* begin Source material *

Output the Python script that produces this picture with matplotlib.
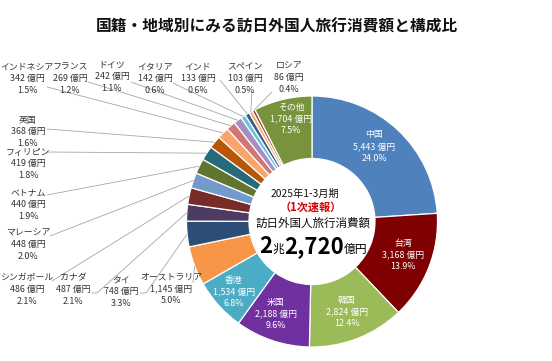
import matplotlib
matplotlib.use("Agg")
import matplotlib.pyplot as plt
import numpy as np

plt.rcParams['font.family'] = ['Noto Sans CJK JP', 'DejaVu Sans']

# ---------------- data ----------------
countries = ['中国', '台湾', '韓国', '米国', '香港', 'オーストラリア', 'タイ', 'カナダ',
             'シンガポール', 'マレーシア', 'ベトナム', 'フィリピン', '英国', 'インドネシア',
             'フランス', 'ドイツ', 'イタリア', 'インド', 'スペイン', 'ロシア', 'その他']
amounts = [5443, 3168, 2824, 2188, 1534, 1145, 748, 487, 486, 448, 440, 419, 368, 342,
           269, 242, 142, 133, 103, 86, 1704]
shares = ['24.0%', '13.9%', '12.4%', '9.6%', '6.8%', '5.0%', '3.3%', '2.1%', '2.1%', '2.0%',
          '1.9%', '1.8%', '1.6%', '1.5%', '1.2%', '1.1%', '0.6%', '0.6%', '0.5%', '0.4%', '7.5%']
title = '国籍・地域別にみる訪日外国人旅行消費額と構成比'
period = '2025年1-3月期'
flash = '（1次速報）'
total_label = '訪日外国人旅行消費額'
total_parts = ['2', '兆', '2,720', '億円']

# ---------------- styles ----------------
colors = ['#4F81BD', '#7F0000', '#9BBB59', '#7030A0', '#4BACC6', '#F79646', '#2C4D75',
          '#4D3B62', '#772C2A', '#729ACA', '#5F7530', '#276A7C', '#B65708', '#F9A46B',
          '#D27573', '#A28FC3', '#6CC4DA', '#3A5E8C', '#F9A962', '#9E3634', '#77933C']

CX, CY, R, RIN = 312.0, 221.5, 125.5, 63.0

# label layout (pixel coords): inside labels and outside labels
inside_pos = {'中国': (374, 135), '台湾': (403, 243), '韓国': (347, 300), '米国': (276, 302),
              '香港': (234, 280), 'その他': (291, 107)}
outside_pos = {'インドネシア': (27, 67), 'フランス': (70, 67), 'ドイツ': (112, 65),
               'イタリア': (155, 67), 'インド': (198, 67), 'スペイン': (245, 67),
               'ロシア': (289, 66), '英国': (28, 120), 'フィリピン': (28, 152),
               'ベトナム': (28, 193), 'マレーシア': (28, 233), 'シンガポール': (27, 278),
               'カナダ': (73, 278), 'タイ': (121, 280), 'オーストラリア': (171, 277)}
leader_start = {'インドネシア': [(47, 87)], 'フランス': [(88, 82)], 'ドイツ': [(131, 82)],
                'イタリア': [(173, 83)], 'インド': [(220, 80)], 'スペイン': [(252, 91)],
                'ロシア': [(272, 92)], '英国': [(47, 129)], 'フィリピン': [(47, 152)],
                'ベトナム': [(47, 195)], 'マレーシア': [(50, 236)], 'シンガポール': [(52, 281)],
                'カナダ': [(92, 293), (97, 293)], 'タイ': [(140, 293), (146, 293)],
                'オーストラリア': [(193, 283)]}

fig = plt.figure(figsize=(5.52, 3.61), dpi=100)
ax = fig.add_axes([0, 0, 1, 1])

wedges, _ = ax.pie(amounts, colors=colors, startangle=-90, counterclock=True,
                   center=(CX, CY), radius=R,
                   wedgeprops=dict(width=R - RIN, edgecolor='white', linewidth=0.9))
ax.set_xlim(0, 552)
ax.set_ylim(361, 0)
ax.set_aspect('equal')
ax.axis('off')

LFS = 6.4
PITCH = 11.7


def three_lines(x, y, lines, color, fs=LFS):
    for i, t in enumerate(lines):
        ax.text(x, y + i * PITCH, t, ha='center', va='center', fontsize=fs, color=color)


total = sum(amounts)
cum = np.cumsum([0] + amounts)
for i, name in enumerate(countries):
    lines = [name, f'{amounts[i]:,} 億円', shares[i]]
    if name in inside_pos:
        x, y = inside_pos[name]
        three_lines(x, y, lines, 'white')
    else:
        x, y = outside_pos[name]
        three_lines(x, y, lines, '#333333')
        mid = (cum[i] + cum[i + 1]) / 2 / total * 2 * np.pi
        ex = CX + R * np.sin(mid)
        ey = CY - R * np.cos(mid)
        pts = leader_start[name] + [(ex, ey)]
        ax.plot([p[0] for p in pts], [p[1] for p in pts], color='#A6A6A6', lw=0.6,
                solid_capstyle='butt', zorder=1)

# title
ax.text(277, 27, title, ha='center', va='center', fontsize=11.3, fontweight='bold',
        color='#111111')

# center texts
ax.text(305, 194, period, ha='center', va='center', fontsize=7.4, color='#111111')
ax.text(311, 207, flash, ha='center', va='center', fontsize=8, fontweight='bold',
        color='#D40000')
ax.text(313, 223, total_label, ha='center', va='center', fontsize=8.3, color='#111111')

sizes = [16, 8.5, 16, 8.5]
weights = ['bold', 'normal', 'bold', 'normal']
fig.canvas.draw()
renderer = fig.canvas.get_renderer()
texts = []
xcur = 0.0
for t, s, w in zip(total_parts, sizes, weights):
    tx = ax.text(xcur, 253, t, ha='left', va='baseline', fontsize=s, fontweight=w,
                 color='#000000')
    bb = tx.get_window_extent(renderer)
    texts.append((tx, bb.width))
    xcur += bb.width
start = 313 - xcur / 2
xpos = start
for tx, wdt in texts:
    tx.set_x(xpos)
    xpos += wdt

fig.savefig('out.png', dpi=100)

* end Source material *

• _Aim of the exercise_
Would you reproduce the lines above, from the very first through the line containing "CX, CY, R, RIN = 312.0, 221.5, 125.5, 63.0", exactly and without the pictures?

• _Problem solution_
Output the Python script that produces this picture with matplotlib.
import matplotlib
matplotlib.use("Agg")
import matplotlib.pyplot as plt
import numpy as np

plt.rcParams['font.family'] = ['Noto Sans CJK JP', 'DejaVu Sans']

# ---------------- data ----------------
countries = ['中国', '台湾', '韓国', '米国', '香港', 'オーストラリア', 'タイ', 'カナダ',
             'シンガポール', 'マレーシア', 'ベトナム', 'フィリピン', '英国', 'インドネシア',
             'フランス', 'ドイツ', 'イタリア', 'インド', 'スペイン', 'ロシア', 'その他']
amounts = [5443, 3168, 2824, 2188, 1534, 1145, 748, 487, 486, 448, 440, 419, 368, 342,
           269, 242, 142, 133, 103, 86, 1704]
shares = ['24.0%', '13.9%', '12.4%', '9.6%', '6.8%', '5.0%', '3.3%', '2.1%', '2.1%', '2.0%',
          '1.9%', '1.8%', '1.6%', '1.5%', '1.2%', '1.1%', '0.6%', '0.6%', '0.5%', '0.4%', '7.5%']
title = '国籍・地域別にみる訪日外国人旅行消費額と構成比'
period = '2025年1-3月期'
flash = '（1次速報）'
total_label = '訪日外国人旅行消費額'
total_parts = ['2', '兆', '2,720', '億円']

# ---------------- styles ----------------
colors = ['#4F81BD', '#7F0000', '#9BBB59', '#7030A0', '#4BACC6', '#F79646', '#2C4D75',
          '#4D3B62', '#772C2A', '#729ACA', '#5F7530', '#276A7C', '#B65708', '#F9A46B',
          '#D27573', '#A28FC3', '#6CC4DA', '#3A5E8C', '#F9A962', '#9E3634', '#77933C']

CX, CY, R, RIN = 312.0, 221.5, 125.5, 63.0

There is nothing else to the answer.